Prominent Bay Street economist David Rosenberg said if the Bank of Canada is serious about tamping down runaway inflation through higher interest rates, the central bank will “kill the economy” at the same time.

“You got to understand if they're going to crush the inflation we're seeing, considering where the sources are, they're going to have to kill the economy,” said Rosenberg, president, chief economist and strategist at Rosenberg Research, in an interview Wednesday.

He argued most of the inflation that has emerged during the pandemic has stemmed from supply-side issues such as global supply chain disruptions, which is much harder to rectify with monetary policy compared to tackling inflation caused primarily by household consumption.

“If the central banks think that this is really demand-led inflation, which didn't come out of nowhere, it came out of the pandemic. And you could argue that, yes, the Russian invasion of Ukraine is going to aggravate the bottlenecks - you see what's happening in commodity markets. So what exactly is the Bank of Canada or the [U.S. Federal Reserve] going to do about the price of oil [or] the price of wheat?” he said.

“Of course, they're concerned about inflation expectations. But there's no getting out of jail free card here. This global supply curve of everything has become totally inelastic, which means that even small increases in demand can create the outsized inflation that we've seen.”

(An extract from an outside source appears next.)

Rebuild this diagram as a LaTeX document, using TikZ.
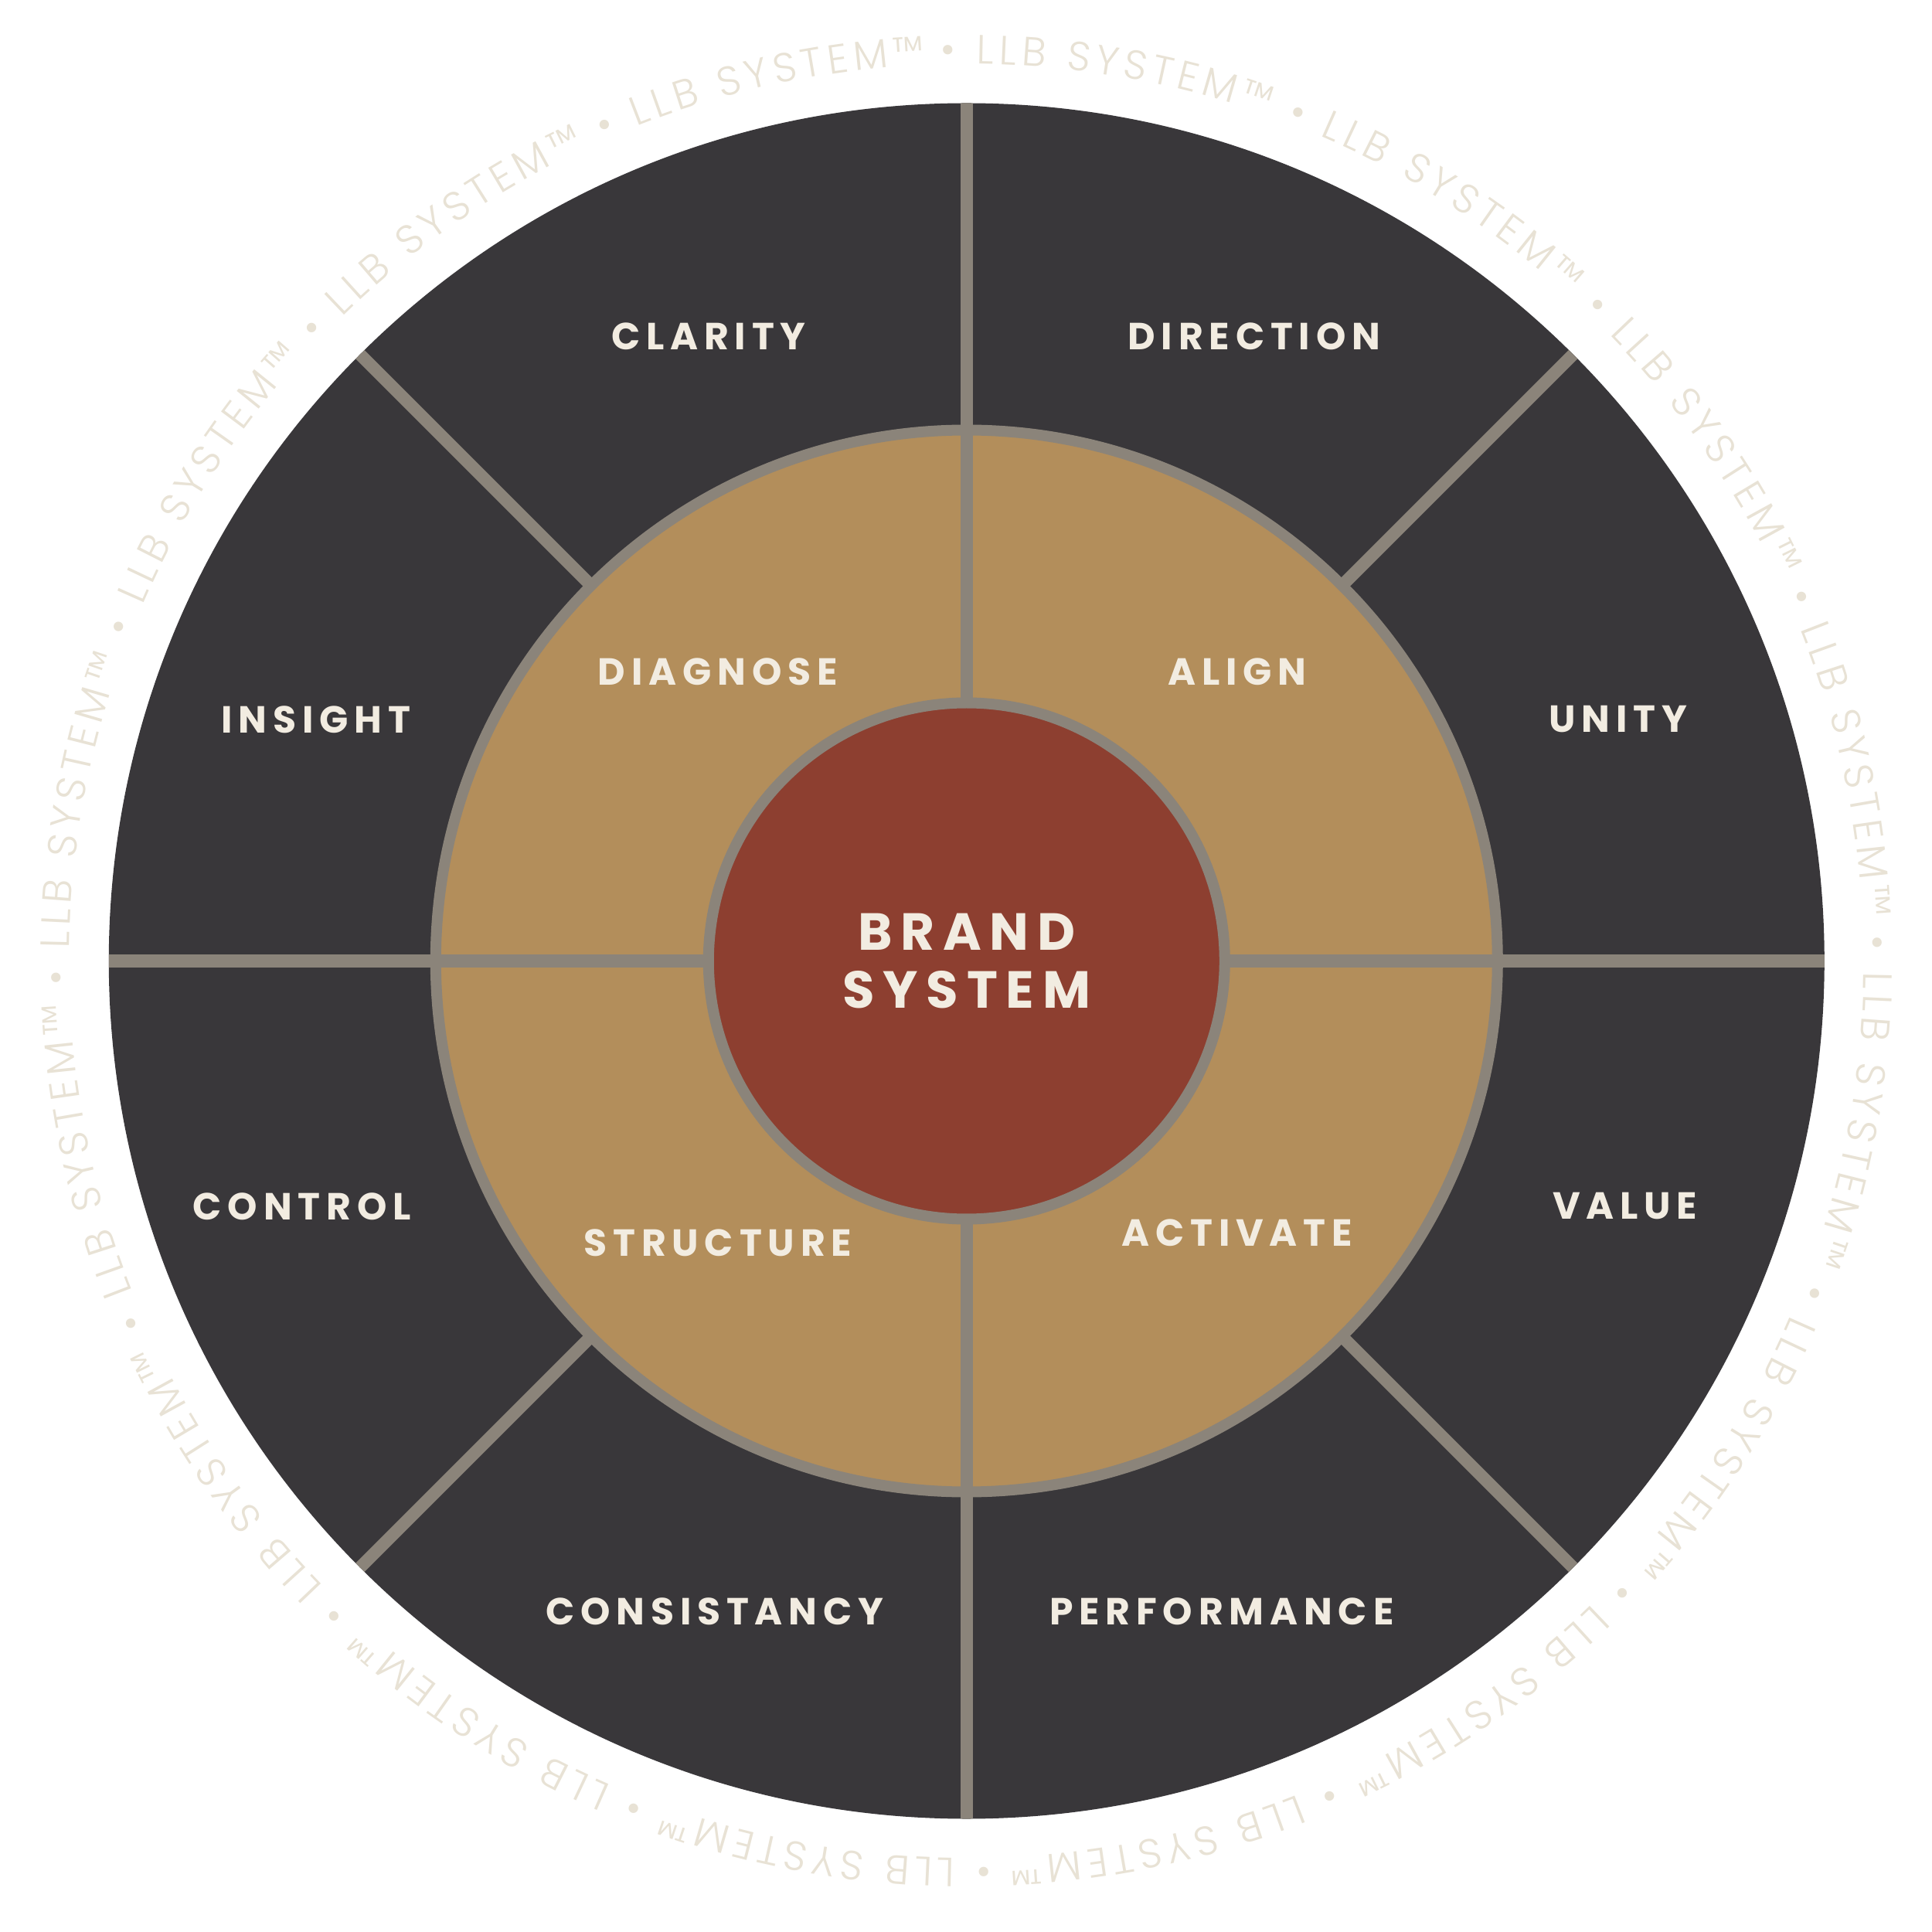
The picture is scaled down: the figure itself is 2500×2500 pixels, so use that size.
\documentclass[tikz,border=0pt]{standalone}
\usepackage{fontspec}
\usetikzlibrary{decorations.text}
\newfontfamily\labfont{Poppins}[LetterSpace=16]
\newfontfamily\ringfont{Poppins Light}
\definecolor{darkc}{HTML}{39373A}
\definecolor{linec}{HTML}{8B847A}
\definecolor{tanc}{HTML}{B38E5B}
\definecolor{redc}{HTML}{8D3F30}
\definecolor{cream}{HTML}{F2ECE1}
\definecolor{ringc}{HTML}{E8E2D5}
\tikzset{
  divider/.style={draw=linec, line width=0.16cm},
  ringborder/.style={draw=linec, line width=0.14cm},
  lab/.style={text=cream, inner sep=0pt, font=\labfont\bfseries\fontsize{13.9}{16}\selectfont},
  biglab/.style={text=cream, inner sep=0pt, align=center, font=\labfont\bfseries\fontsize{19.2}{21.3}\selectfont},
}
\begin{document}
\begin{tikzpicture}[x=0.01cm,y=0.01cm]
\useasboundingbox[fill=white] (-1250.8,-1256.5) rectangle (1249.2,1243.5);
% ring text
\path[decorate, decoration={text along path, text format delimiters={|}{|},
  text color=ringc, text align={fit to path},
  text={|\ringfont\fontsize{15}{18}\selectfont|• LLB SYSTEM™ • LLB SYSTEM™ • LLB SYSTEM™ • LLB SYSTEM™ • LLB SYSTEM™ • LLB SYSTEM™ • LLB SYSTEM™ • LLB SYSTEM™ • LLB SYSTEM™ • LLB SYSTEM™ • LLB SYSTEM™ • LLB SYSTEM™ • LLB SYSTEM™ • LLB SYSTEM™ • LLB SYSTEM™ • LLB SYSTEM™}}]
  (91.66:1161) arc[start angle=91.66, end angle=-267.2, radius=1161];
% outer disk
\fill[darkc] (0,0) circle[radius=1110];
\fill[tanc] (0,0) circle[radius=687];
\begin{scope}
  \clip (0,0) circle[radius=1110];
  \draw[divider] (-1120,0) -- (1120,0);
  \draw[divider] (0,-1120) -- (0,1120);
  \foreach \ang in {45,135,225,315} \draw[divider] (\ang:687) -- (\ang:1130);
\end{scope}
\draw[ringborder] (0,0) circle[radius=687];
\fill[redc] (0,0) circle[radius=334];
\draw[ringborder] (0,0) circle[radius=334];
% labels
\node[lab] (clarity) at (-334,808.5) {CLARITY};
\node[lab] (direction) at (372,808.5) {DIRECTION};
\node[lab] (insight) at (-842,312.5) {INSIGHT};
\node[lab] (unity) at (843,312.5) {UNITY};
\node[lab] (control) at (-860,-317.5) {CONTROL};
\node[lab] (value) at (852,-317.5) {VALUE};
\node[lab] (consistancy) at (-326,-841.5) {CONSISTANCY};
\node[lab] (performance) at (330,-841.5) {PERFORMANCE};
\node[lab] (diagnose) at (-322,374.5) {DIAGNOSE};
\node[lab] (align) at (350,374.5) {ALIGN};
\node[lab] (structure) at (-322,-364.5) {STRUCTURE};
\node[lab] (activate) at (350,-352) {ACTIVATE};
\node[biglab] (brand) at (0,0) {BRAND\\SYSTEM};
\end{tikzpicture}
\end{document}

On Wednesday, the Bank of Canada hiked its overnight lending rate by 25 basis points to 0.50 per cent and signalled more rate hikes are on the horizon. It marked the first rate hike since 2018.

While the bank flagged the Russia-Ukraine conflict as a “major new source of uncertainty" in its statement, it cited recent strength in the Canadian economy, surging inflation and resilient household spending as reasons to hike rates.

Added Rosenberg: “They came and said that the economy is already operating at full capacity. There is no more spare capacity. They are very bullish on the economy.”

“I was actually astounded. Maybe they can be bullish on the Canadian economy, but I can tell you that the talk about how strong U.S. demand is going to be was just perplexing, almost laughable.”

Rosenberg said recent data has showed consumer spending in the U.S., consumer confidence indicators and intentions to buy durable goods have all slowed, leading him to think U.S. demand will not be as strong as the Bank of Canada believes it will be.

He also reiterated how the Canadian central bank - and the U.S. Federal Reserve, which is expected to kick off a rate-hiking cycle later this month - will both be raising rates at the risk of inverting the yield curve – which is a more reliable predictor of upcoming recessions than “any economist [he’s] ever met.”

Ultimately, the Bank of Canada will be guided by the economic data, Rosenberg said.

“That's why, I think, when all is said and done, you can’t ignore the economy. Even as [the bank] fights inflation, that's why I do think this is going to be a more truncated rate cycle than what's been discounted in the markets right now,” he added.